IGWEBUIKE AS AN IGBO-AFRICAN PERSPECTIVE OF THE MEANING OF LIFE

Ikechukwu Anthony KANU

Abstract


One of the questions that loom at the horizon of human existence is the question bordering on the meaning of life: does the universe have any meaning of purpose? Does human life have any purpose of meaning? If my life has meaning, is this meaning dependent on me as an individual? Is it possible that life has no meaning at all? If life has meaning at all, what form or forms does this meaning take? This piece focuses on articulating what makes the life of the human person meaningful from an Igbo-African perspective, and this would be based on what meaningful conditions have in common among the Igbo people of Eastern Nigeria.
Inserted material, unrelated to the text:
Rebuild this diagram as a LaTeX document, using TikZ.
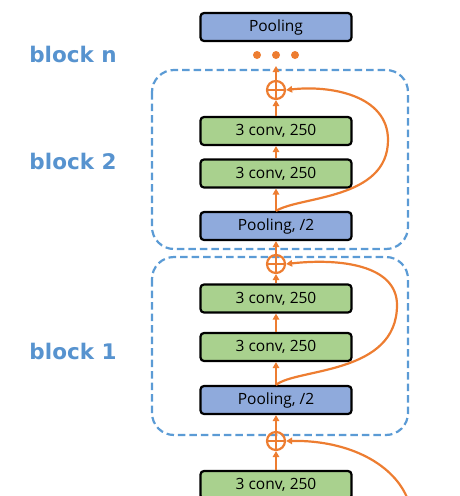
\documentclass[tikz,border=0pt]{standalone}
\usepackage{fontspec}
\setmainfont{Open Sans}
\newfontfamily\lblfont{DejaVu Sans}
\usetikzlibrary{arrows.meta}
\definecolor{boxblue}{HTML}{8FAADC}
\definecolor{boxgreen}{HTML}{A9D18E}
\definecolor{orng}{HTML}{ED7D31}
\definecolor{dashblue}{HTML}{5B9BD5}
\definecolor{lblblue}{HTML}{5793CF}
\tikzset{
  layer/.style={draw=black, line width=2.2pt, rounded corners=3.5pt, minimum width=151pt, minimum height=28pt, inner sep=0pt, font=\fontsize{15.5}{17}\selectfont},
  poolbox/.style={layer, fill=boxblue},
  convbox/.style={layer, fill=boxgreen},
  addnode/.style={circle, draw=orng, line width=2.2pt, minimum size=18pt, inner sep=0pt, path picture={\draw[orng, line width=2.2pt] (path picture bounding box.north) -- (path picture bounding box.south) (path picture bounding box.west) -- (path picture bounding box.east);}},
  flow/.style={draw=orng, line width=2.2pt, -{Triangle[length=6pt,width=6.5pt]}},
  blockframe/.style={draw=dashblue, line width=2.2pt, dash pattern=on 7.5pt off 4pt, rounded corners=22pt},
  blocklabel/.style={text=lblblue, font=\lblfont\bfseries\fontsize{21.5}{24}\selectfont},
  dot/.style={circle, fill=orng, minimum size=8pt, inner sep=0pt}
}
\begin{document}
\begin{tikzpicture}[x=1pt, y=-1pt]
\useasboundingbox (0,0) rectangle (460,496);
% frames
\draw[blockframe] (152,70) rectangle (408,249);
\draw[blockframe] (152,257) rectangle (408,435);
% labels
\node[blocklabel] (ln) at (73,54) {block n};
\node[blocklabel] (l2) at (73,161) {block 2};
\node[blocklabel] (l1) at (73,351) {block 1};
% top
\node[poolbox] (ptop) at (276,27) {Pooling};
\node[dot] (d1) at (257,55) {};
\node[dot] (d2) at (276,55) {};
\node[dot] (d3) at (295,55) {};
% block 2
\coordinate (b2out) at (276,66);
\node[addnode] (a2) at (276,90) {};
\node[convbox] (c2b) at (276,131) {3 conv, 250};
\node[convbox] (c2a) at (276,173.5) {3 conv, 250};
\node[poolbox] (p2) at (276,226) {Pooling, /2};
% block 1
\node[addnode] (a1) at (276,264) {};
\node[convbox] (c1b) at (276,298.5) {3 conv, 250};
\node[convbox] (c1a) at (276,347) {3 conv, 250};
\node[poolbox] (p1) at (276,400) {Pooling, /2};
% below
\node[addnode] (a0) at (276,441) {};
\node[convbox] (c0) at (276,485) {3 conv, 250};
\coordinate (skip0) at (408,500);
% arrows
\draw[flow] (a2.north) -- (b2out);
\draw[flow] (c2b.north) -- (a2.south);
\draw[flow] (c2a.north) -- (c2b.south);
\draw[flow] (p2.north) -- (c2a.south);
\draw[flow] (a1.north) -- (p2.south);
\draw[flow] (c1b.north) -- (a1.south);
\draw[flow] (c1a.north) -- (c1b.south);
\draw[flow] (p1.north) -- (c1a.south);
\draw[flow] (a0.north) -- (p1.south);
\draw[flow] (c0.north) -- (a0.south);
% skips
\draw[flow] (p2.north) .. controls (300,196) and (388,200) .. (388,140) .. controls (388,95) and (330,85) .. (a2.east);
\draw[flow] (p1.north) .. controls (297,368) and (397,375) .. (397,305) .. controls (397,265) and (340,258) .. (a1.east);
\draw[flow] (skip0) .. controls (395,465) and (350,440) .. (a0.east);
\end{tikzpicture}
\end{document}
This paper will employ the Igwebuike holistic method of interpreting the reality of the meaning of life; and this interpretation will mediate between the super-naturalistic concept of the meaning of life, which understands the meaning of life from the angle of engaging in the right way with God and the naturalistic perspective, which holds that the human life is meaningful in a world that is merely physical. The Igwebuike perspective is an eclectic perspective of both positions. It discovered that from the Igbo-African perspective that the human life has meaning, and that this meaning is not detachable from the nature of the Igbo-African worldview.